GOAL —
Quote the entries word for word. Omit the pictures.

SUPPLIED INFORMATION —
** Start **
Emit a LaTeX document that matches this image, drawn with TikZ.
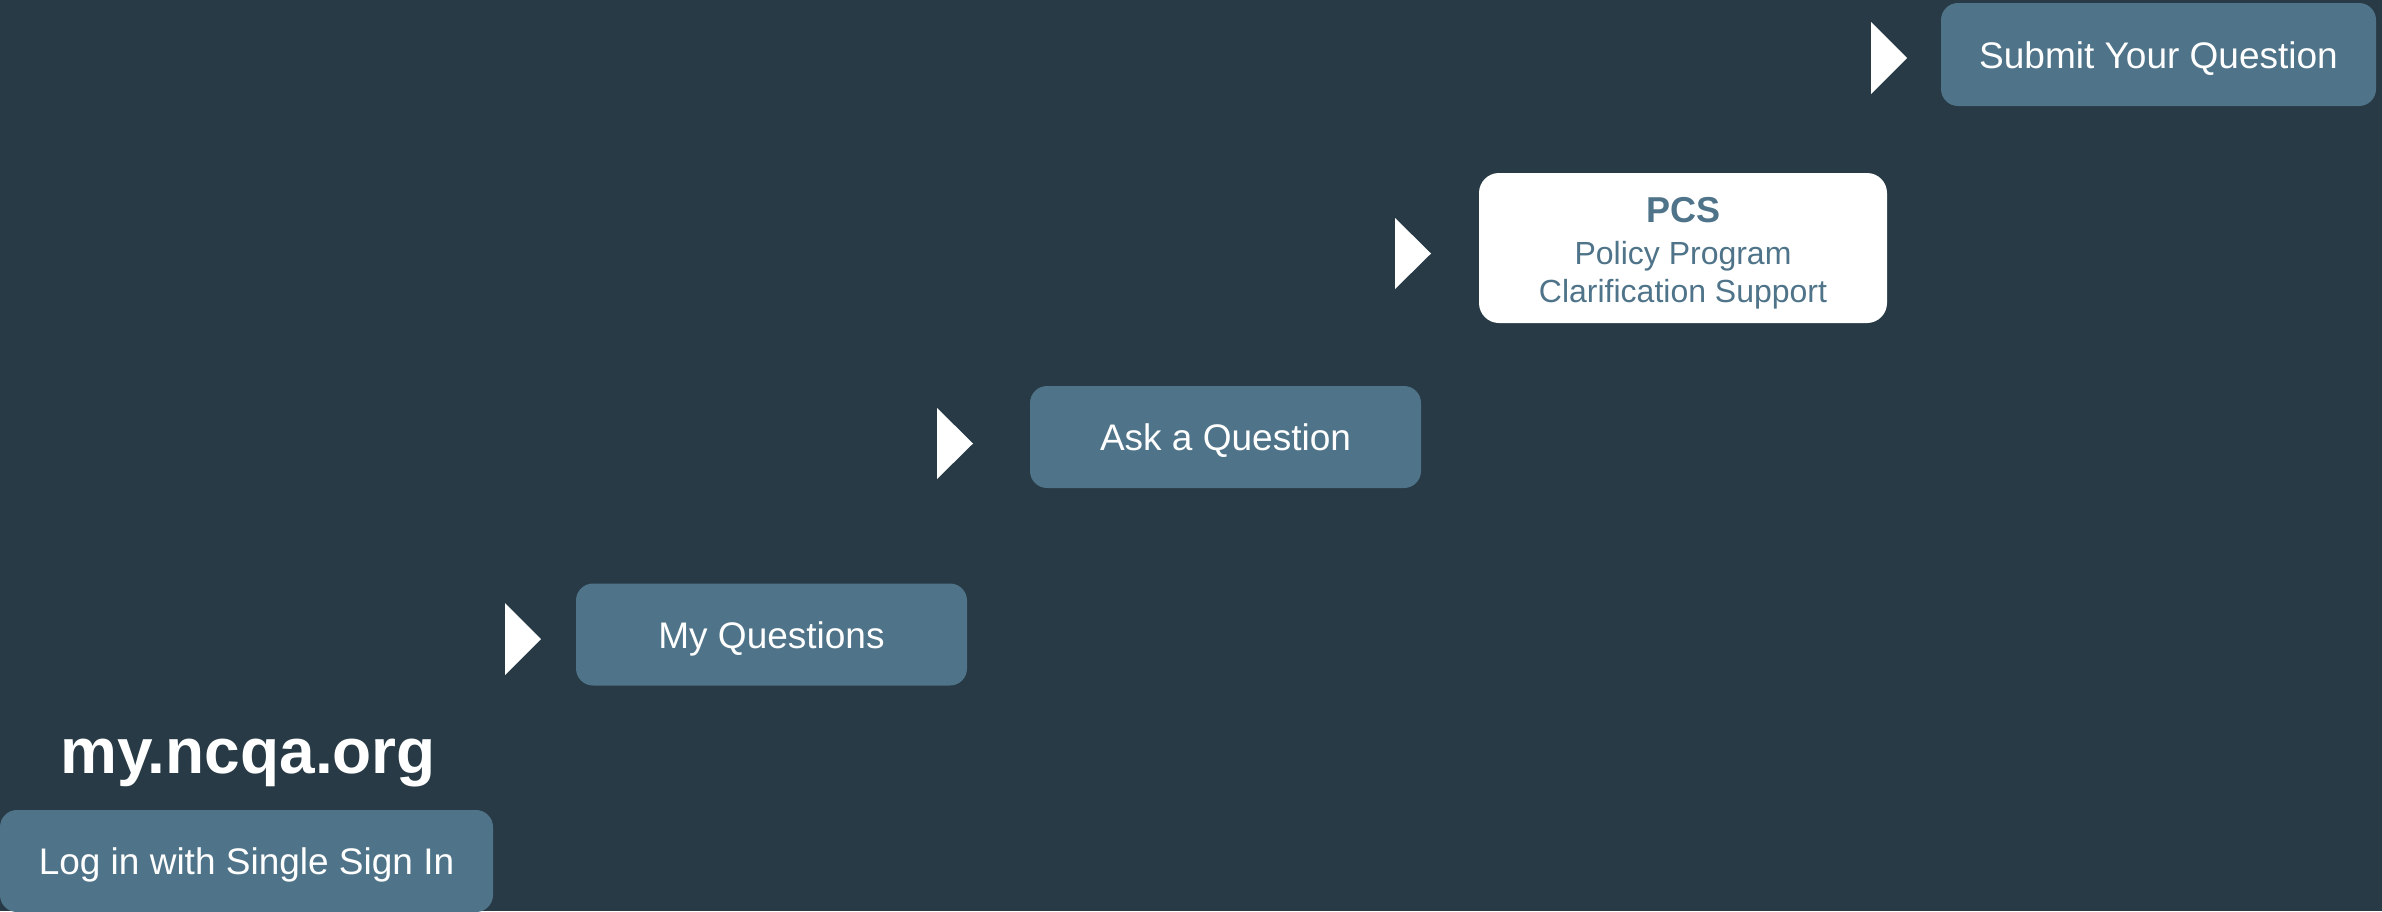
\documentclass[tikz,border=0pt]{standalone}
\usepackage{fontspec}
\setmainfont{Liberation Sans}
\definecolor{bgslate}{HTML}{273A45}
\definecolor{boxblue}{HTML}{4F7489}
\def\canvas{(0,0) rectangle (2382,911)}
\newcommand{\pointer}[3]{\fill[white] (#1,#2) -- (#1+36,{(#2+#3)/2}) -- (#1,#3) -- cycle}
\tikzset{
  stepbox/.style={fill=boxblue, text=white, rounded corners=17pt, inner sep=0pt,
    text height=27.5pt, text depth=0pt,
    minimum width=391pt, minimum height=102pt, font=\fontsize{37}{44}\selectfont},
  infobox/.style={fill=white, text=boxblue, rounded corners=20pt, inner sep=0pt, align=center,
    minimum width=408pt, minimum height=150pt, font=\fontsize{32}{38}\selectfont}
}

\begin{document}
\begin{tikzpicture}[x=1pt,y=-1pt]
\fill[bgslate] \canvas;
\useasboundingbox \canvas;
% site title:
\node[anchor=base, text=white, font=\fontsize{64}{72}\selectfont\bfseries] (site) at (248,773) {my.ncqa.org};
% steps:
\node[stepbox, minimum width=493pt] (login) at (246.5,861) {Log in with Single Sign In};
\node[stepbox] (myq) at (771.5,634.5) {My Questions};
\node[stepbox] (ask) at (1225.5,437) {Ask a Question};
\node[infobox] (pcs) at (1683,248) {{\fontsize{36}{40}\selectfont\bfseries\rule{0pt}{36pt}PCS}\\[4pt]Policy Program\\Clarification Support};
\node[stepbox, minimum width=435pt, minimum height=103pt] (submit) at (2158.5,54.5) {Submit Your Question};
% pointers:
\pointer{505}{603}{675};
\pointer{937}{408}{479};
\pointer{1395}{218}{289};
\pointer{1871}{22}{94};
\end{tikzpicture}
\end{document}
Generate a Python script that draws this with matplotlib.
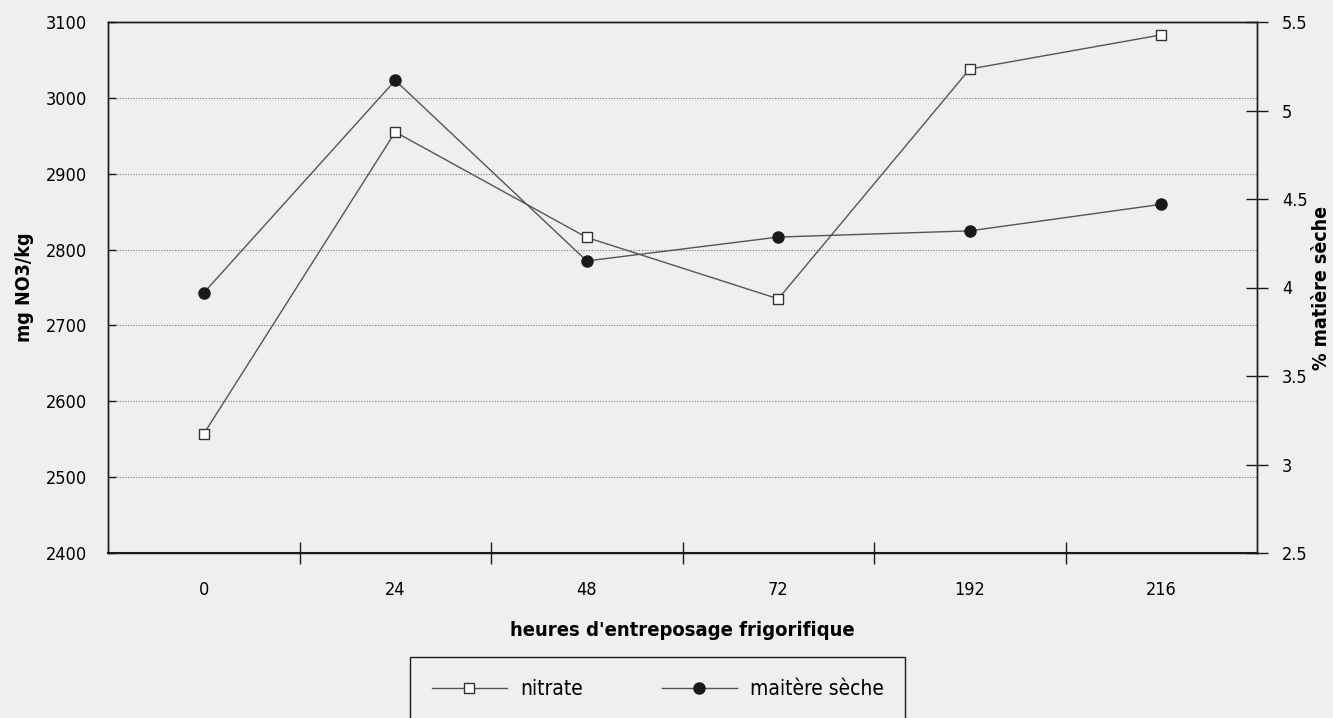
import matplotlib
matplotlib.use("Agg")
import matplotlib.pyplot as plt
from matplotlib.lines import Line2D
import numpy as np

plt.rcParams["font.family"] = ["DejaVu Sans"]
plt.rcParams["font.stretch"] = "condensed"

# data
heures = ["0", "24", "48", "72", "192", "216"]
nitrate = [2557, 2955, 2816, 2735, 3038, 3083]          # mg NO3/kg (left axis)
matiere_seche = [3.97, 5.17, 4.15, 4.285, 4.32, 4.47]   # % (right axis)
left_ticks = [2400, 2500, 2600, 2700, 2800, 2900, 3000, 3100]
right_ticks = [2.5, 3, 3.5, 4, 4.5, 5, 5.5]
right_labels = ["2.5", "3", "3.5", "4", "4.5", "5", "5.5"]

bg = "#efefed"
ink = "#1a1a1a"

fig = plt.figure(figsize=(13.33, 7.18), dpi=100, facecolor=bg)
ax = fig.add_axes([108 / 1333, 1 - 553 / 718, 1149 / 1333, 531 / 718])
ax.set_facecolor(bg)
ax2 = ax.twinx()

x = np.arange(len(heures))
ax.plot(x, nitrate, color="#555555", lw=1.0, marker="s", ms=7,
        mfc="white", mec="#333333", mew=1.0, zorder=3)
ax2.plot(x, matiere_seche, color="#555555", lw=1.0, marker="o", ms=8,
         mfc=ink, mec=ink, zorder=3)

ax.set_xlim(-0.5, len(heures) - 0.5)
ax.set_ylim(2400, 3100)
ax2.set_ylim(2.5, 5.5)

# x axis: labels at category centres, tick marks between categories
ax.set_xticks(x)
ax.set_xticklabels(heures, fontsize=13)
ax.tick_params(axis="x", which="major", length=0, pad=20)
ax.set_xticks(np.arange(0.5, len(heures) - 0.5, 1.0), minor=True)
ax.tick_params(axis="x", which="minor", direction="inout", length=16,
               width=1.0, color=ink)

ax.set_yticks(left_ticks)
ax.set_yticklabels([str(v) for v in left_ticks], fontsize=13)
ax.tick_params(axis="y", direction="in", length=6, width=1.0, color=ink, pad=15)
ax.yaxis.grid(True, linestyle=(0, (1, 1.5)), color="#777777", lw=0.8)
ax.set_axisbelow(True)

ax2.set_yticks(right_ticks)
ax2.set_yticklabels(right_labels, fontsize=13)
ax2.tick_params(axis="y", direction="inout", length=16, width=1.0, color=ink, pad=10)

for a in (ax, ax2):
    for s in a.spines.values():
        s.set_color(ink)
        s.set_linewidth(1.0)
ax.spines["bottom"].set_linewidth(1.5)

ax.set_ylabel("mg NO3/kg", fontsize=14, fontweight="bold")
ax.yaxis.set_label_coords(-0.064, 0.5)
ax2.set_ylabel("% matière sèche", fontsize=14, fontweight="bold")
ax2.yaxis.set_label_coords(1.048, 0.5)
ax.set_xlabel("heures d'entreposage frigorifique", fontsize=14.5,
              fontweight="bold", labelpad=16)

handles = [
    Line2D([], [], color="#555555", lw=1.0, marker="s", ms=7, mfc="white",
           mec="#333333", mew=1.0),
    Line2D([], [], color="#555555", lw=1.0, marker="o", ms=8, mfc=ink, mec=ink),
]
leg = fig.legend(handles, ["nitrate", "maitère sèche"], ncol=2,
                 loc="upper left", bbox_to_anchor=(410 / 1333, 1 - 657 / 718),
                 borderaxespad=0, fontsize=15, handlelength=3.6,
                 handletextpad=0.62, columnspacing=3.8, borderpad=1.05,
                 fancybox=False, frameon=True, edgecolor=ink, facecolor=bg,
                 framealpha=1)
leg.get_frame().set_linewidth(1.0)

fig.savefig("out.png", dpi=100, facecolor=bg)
** End **
TASK RESULT —
Emit a LaTeX document that matches this image, drawn with TikZ.
\documentclass[tikz,border=0pt]{standalone}
\usepackage{fontspec}
\setmainfont{Liberation Sans}
\definecolor{bgslate}{HTML}{273A45}
\definecolor{boxblue}{HTML}{4F7489}
\def\canvas{(0,0) rectangle (2382,911)}
\newcommand{\pointer}[3]{\fill[white] (#1,#2) -- (#1+36,{(#2+#3)/2}) -- (#1,#3) -- cycle}
\tikzset{
  stepbox/.style={fill=boxblue, text=white, rounded corners=17pt, inner sep=0pt,
    text height=27.5pt, text depth=0pt,
    minimum width=391pt, minimum height=102pt, font=\fontsize{37}{44}\selectfont},
  infobox/.style={fill=white, text=boxblue, rounded corners=20pt, inner sep=0pt, align=center,
    minimum width=408pt, minimum height=150pt, font=\fontsize{32}{38}\selectfont}
}

\begin{document}
\begin{tikzpicture}[x=1pt,y=-1pt]
\fill[bgslate] \canvas;
\useasboundingbox \canvas;
% site title:
\node[anchor=base, text=white, font=\fontsize{64}{72}\selectfont\bfseries] (site) at (248,773) {my.ncqa.org};
% steps:
\node[stepbox, minimum width=493pt] (login) at (246.5,861) {Log in with Single Sign In};
\node[stepbox] (myq) at (771.5,634.5) {My Questions};
\node[stepbox] (ask) at (1225.5,437) {Ask a Question};
\node[infobox] (pcs) at (1683,248) {{\fontsize{36}{40}\selectfont\bfseries\rule{0pt}{36pt}PCS}\\[4pt]Policy Program\\Clarification Support};
\node[stepbox, minimum width=435pt, minimum height=103pt] (submit) at (2158.5,54.5) {Submit Your Question};
% pointers:
\pointer{505}{603}{675};
\pointer{937}{408}{479};
\pointer{1395}{218}{289};
\pointer{1871}{22}{94};
\end{tikzpicture}
\end{document}
Generate a Python script that draws this with matplotlib.
import matplotlib
matplotlib.use("Agg")
import matplotlib.pyplot as plt
from matplotlib.lines import Line2D
import numpy as np

plt.rcParams["font.family"] = ["DejaVu Sans"]
plt.rcParams["font.stretch"] = "condensed"

# data
heures = ["0", "24", "48", "72", "192", "216"]
nitrate = [2557, 2955, 2816, 2735, 3038, 3083]          # mg NO3/kg (left axis)
matiere_seche = [3.97, 5.17, 4.15, 4.285, 4.32, 4.47]   # % (right axis)
left_ticks = [2400, 2500, 2600, 2700, 2800, 2900, 3000, 3100]
right_ticks = [2.5, 3, 3.5, 4, 4.5, 5, 5.5]
right_labels = ["2.5", "3", "3.5", "4", "4.5", "5", "5.5"]

bg = "#efefed"
ink = "#1a1a1a"

fig = plt.figure(figsize=(13.33, 7.18), dpi=100, facecolor=bg)
ax = fig.add_axes([108 / 1333, 1 - 553 / 718, 1149 / 1333, 531 / 718])
ax.set_facecolor(bg)
ax2 = ax.twinx()

x = np.arange(len(heures))
ax.plot(x, nitrate, color="#555555", lw=1.0, marker="s", ms=7,
        mfc="white", mec="#333333", mew=1.0, zorder=3)
ax2.plot(x, matiere_seche, color="#555555", lw=1.0, marker="o", ms=8,
         mfc=ink, mec=ink, zorder=3)

ax.set_xlim(-0.5, len(heures) - 0.5)
ax.set_ylim(2400, 3100)
ax2.set_ylim(2.5, 5.5)

# x axis: labels at category centres, tick marks between categories
ax.set_xticks(x)
ax.set_xticklabels(heures, fontsize=13)
ax.tick_params(axis="x", which="major", length=0, pad=20)
ax.set_xticks(np.arange(0.5, len(heures) - 0.5, 1.0), minor=True)
ax.tick_params(axis="x", which="minor", direction="inout", length=16,
               width=1.0, color=ink)

ax.set_yticks(left_ticks)
ax.set_yticklabels([str(v) for v in left_ticks], fontsize=13)
ax.tick_params(axis="y", direction="in", length=6, width=1.0, color=ink, pad=15)
ax.yaxis.grid(True, linestyle=(0, (1, 1.5)), color="#777777", lw=0.8)
ax.set_axisbelow(True)

ax2.set_yticks(right_ticks)
ax2.set_yticklabels(right_labels, fontsize=13)
ax2.tick_params(axis="y", direction="inout", length=16, width=1.0, color=ink, pad=10)

for a in (ax, ax2):
    for s in a.spines.values():
        s.set_color(ink)
        s.set_linewidth(1.0)
ax.spines["bottom"].set_linewidth(1.5)

ax.set_ylabel("mg NO3/kg", fontsize=14, fontweight="bold")
ax.yaxis.set_label_coords(-0.064, 0.5)
ax2.set_ylabel("% matière sèche", fontsize=14, fontweight="bold")
ax2.yaxis.set_label_coords(1.048, 0.5)
ax.set_xlabel("heures d'entreposage frigorifique", fontsize=14.5,
              fontweight="bold", labelpad=16)

handles = [
    Line2D([], [], color="#555555", lw=1.0, marker="s", ms=7, mfc="white",
           mec="#333333", mew=1.0),
    Line2D([], [], color="#555555", lw=1.0, marker="o", ms=8, mfc=ink, mec=ink),
]
leg = fig.legend(handles, ["nitrate", "maitère sèche"], ncol=2,
                 loc="upper left", bbox_to_anchor=(410 / 1333, 1 - 657 / 718),
                 borderaxespad=0, fontsize=15, handlelength=3.6,
                 handletextpad=0.62, columnspacing=3.8, borderpad=1.05,
                 fancybox=False, frameon=True, edgecolor=ink, facecolor=bg,
                 framealpha=1)
leg.get_frame().set_linewidth(1.0)

fig.savefig("out.png", dpi=100, facecolor=bg)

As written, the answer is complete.